Monday, April 7, 2008

sexual fluidity---a controversial study that just makes sense


I just finished Sexual Fluidity, by Lisa Diamond over the weekend. I'd read about it in Publisher's Weekly and wished we'd acquired it. It's interesting timing, 'cause it was just reviewed in the Feminist Review This is a good thing cause I'm not really into reviewing books myself. Rather, I'm recommending this book to all Seal readers.

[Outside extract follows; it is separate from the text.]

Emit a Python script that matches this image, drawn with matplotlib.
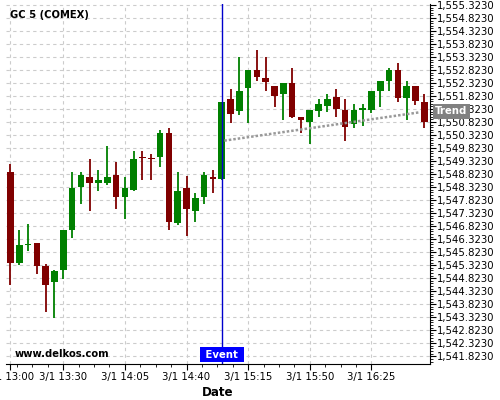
import numpy as np
import matplotlib
matplotlib.use("Agg")
import matplotlib.pyplot as plt
import matplotlib.transforms as mtransforms
from matplotlib.ticker import FixedLocator, FuncFormatter

# 5-minute candles, 3/1 13:00 onwards
opens = [1548.91, 1545.39, 1546.10, 1546.18, 1545.30, 1544.69, 1545.12, 1546.69,
         1548.31, 1548.72, 1548.50, 1548.50, 1548.80, 1547.93, 1548.20, 1549.49,
         1549.46, 1549.50, 1550.41, 1546.93, 1548.30, 1547.42, 1547.93, 1548.72,
         1548.62, 1551.72, 1551.23, 1552.12, 1552.84, 1552.53, 1552.22, 1551.92,
         1552.34, 1551.03, 1550.81, 1551.23, 1551.44, 1551.80, 1551.30, 1550.73,
         1551.30, 1551.30, 1552.03, 1552.41, 1552.84, 1551.73, 1552.22, 1551.60]
closes = [1545.39, 1546.10, 1546.15, 1545.31, 1544.58, 1545.10, 1546.68, 1548.30,
          1548.80, 1548.50, 1548.60, 1548.72, 1547.93, 1548.30, 1549.41, 1549.43,
          1549.40, 1550.41, 1547.00, 1548.18, 1547.50, 1547.91, 1548.80, 1548.62,
          1551.60, 1551.12, 1552.03, 1552.84, 1552.54, 1552.35, 1551.81, 1552.34,
          1551.03, 1550.92, 1551.30, 1551.53, 1551.72, 1551.31, 1550.62, 1551.30,
          1551.35, 1552.03, 1552.41, 1552.84, 1551.73, 1552.22, 1551.62, 1550.81]
highs = [1549.21, 1546.67, 1546.90, 1546.18, 1545.36, 1545.12, 1546.68, 1548.91,
         1548.91, 1549.40, 1548.98, 1549.91, 1549.28, 1548.70, 1549.72, 1549.72,
         1549.59, 1550.53, 1550.59, 1548.91, 1548.77, 1548.09, 1548.91, 1548.98,
         1551.60, 1552.09, 1553.32, 1552.84, 1553.61, 1553.32, 1552.22, 1552.34,
         1552.90, 1551.03, 1551.30, 1551.71, 1551.90, 1552.09, 1551.71, 1551.53,
         1551.52, 1552.03, 1552.41, 1552.90, 1553.09, 1552.41, 1552.22, 1551.90]
lows = [1544.57, 1545.34, 1545.85, 1544.98, 1543.54, 1543.28, 1544.79, 1546.36,
        1547.67, 1547.41, 1548.17, 1548.41, 1547.48, 1547.09, 1548.16, 1548.59,
        1548.59, 1549.08, 1546.67, 1546.87, 1546.46, 1546.99, 1547.67, 1548.09,
        1548.60, 1550.78, 1551.08, 1550.78, 1552.39, 1552.01, 1551.39, 1550.90,
        1550.98, 1550.40, 1549.98, 1551.02, 1551.21, 1551.02, 1550.09, 1550.59,
        1550.68, 1551.19, 1551.39, 1552.00, 1551.58, 1550.90, 1551.49, 1550.59]

tick_pos = [0, 6, 13, 20, 27, 34, 41]
tick_labels = ["3/1 13:00", "3/1 13:30", "3/1 14:05", "3/1 14:40",
               "3/1 15:15", "3/1 15:50", "3/1 16:25"]
event_idx = 24
trend_x = [24.3, 46.5]
trend_y = [1550.11, 1551.20]
trend_label_y = 1551.23

up_col = "#008000"
down_col = "#800000"

fig = plt.figure(figsize=(5, 4), dpi=100)
ax = fig.add_axes([0.012, 0.09, 0.848, 0.9])

o = np.array(opens)
c = np.array(closes)
x = np.arange(len(o))
cols = [up_col if cc >= oo else down_col for oo, cc in zip(o, c)]

ax.vlines(x, lows, highs, colors=cols, lw=1.3, zorder=3)
body = np.maximum(np.abs(c - o), 0.05)
ax.bar(x, body, bottom=np.minimum(o, c), width=0.75, color=cols, zorder=4)

# trend line
ax.plot(trend_x, trend_y, color="#999999", lw=1.8, ls=(0, (1, 0.8)), zorder=5)

# event marker
ax.axvline(event_idx, color="#0000cc", lw=1, zorder=6)
blend = mtransforms.blended_transform_factory(ax.transData, ax.transAxes)
ax.text(event_idx, 0.012, " Event ", transform=blend, ha="center", va="bottom",
        color="white", fontsize=7.3, fontweight="bold", zorder=7,
        bbox=dict(boxstyle="square,pad=0.25", fc="#0000ff", ec="none"))

blend_y = mtransforms.blended_transform_factory(ax.transAxes, ax.transData)
ax.text(1.012, trend_label_y, "Trend", transform=blend_y, ha="left", va="center",
        color="white", fontsize=7.3, fontweight="bold", zorder=10, clip_on=False,
        bbox=dict(boxstyle="square,pad=0.25", fc="#808080", ec="none"))

ax.text(0.009, 0.969, "GC 5 (COMEX)", transform=ax.transAxes, ha="left",
        va="center", fontsize=7.2, fontweight="bold")
ax.text(0.021, 0.028, "www.delkos.com", transform=ax.transAxes, ha="left",
        va="center", fontsize=7.2, fontweight="bold")

ax.set_xlim(-0.5, 47.65)
ax.set_ylim(1541.527, 1555.36)

ax.xaxis.set_major_locator(FixedLocator(tick_pos))
ax.set_xticklabels(tick_labels, fontsize=7.3)
ax.xaxis.set_minor_locator(FixedLocator(np.arange(41, -1, -1.75)))
ax.tick_params(axis="x", which="major", length=4, pad=2)
ax.tick_params(axis="x", which="minor", length=2)

ax.yaxis.tick_right()
ax.yaxis.set_major_locator(FixedLocator(np.arange(1541.823, 1555.4, 0.5)))
ax.yaxis.set_minor_locator(FixedLocator(np.arange(1541.623, 1555.4, 0.1)))
ax.yaxis.set_major_formatter(FuncFormatter(lambda v, p: f"{v:,.4f}"))
ax.tick_params(axis="y", which="major", labelsize=7.3, length=4, pad=1)
ax.tick_params(axis="y", which="minor", length=2)

ax.grid(True, which="major", color="#cccccc", ls=(0, (3, 3)), lw=0.8)
ax.set_axisbelow(True)

for s in ["left", "top"]:
    ax.spines[s].set_visible(False)

ax.set_xlabel("Date", fontsize=8.6, fontweight="bold", labelpad=3)

fig.savefig("out.png", dpi=100)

This study is fascinating to me because of the way it juxtaposes male sexuality and female sexuality and Diamond's claim that most female sexuality has been dismissed as too varied, and therefore a lot of the studies we have out there are based on males, because they're more reliably either heterosexual or homosexual. Women, on the other hand, according to Diamond's ten-year longitudinal study, tend to fluctuate in their attraction, and are more likely to vary in their sexual identity over the course of their lifetimes. Of course, Diamond's findings are controversial both for the Christian Right (fear that the claim that women's capacity to have emotional attractions that spill into physical intimacy means that all/many women are bisexual) and the GLBTQ community (too many "fake" lesbians are having sexual liaisons and undermining the legitimacy of lifelong lesbians). But no matter how you spin it, Diamond's findings are well thought out, thorough, and female positive. As a lesbian herself, she's not judgmental of the women she tracks. She's curious and openminded and astounded at the degree of nuance she finds among these women. My hope is that Diamond's book is read widely and that it sparks enough interest that it changes the way women's sexuality is studied, reported, and ultimately viewed by all sides.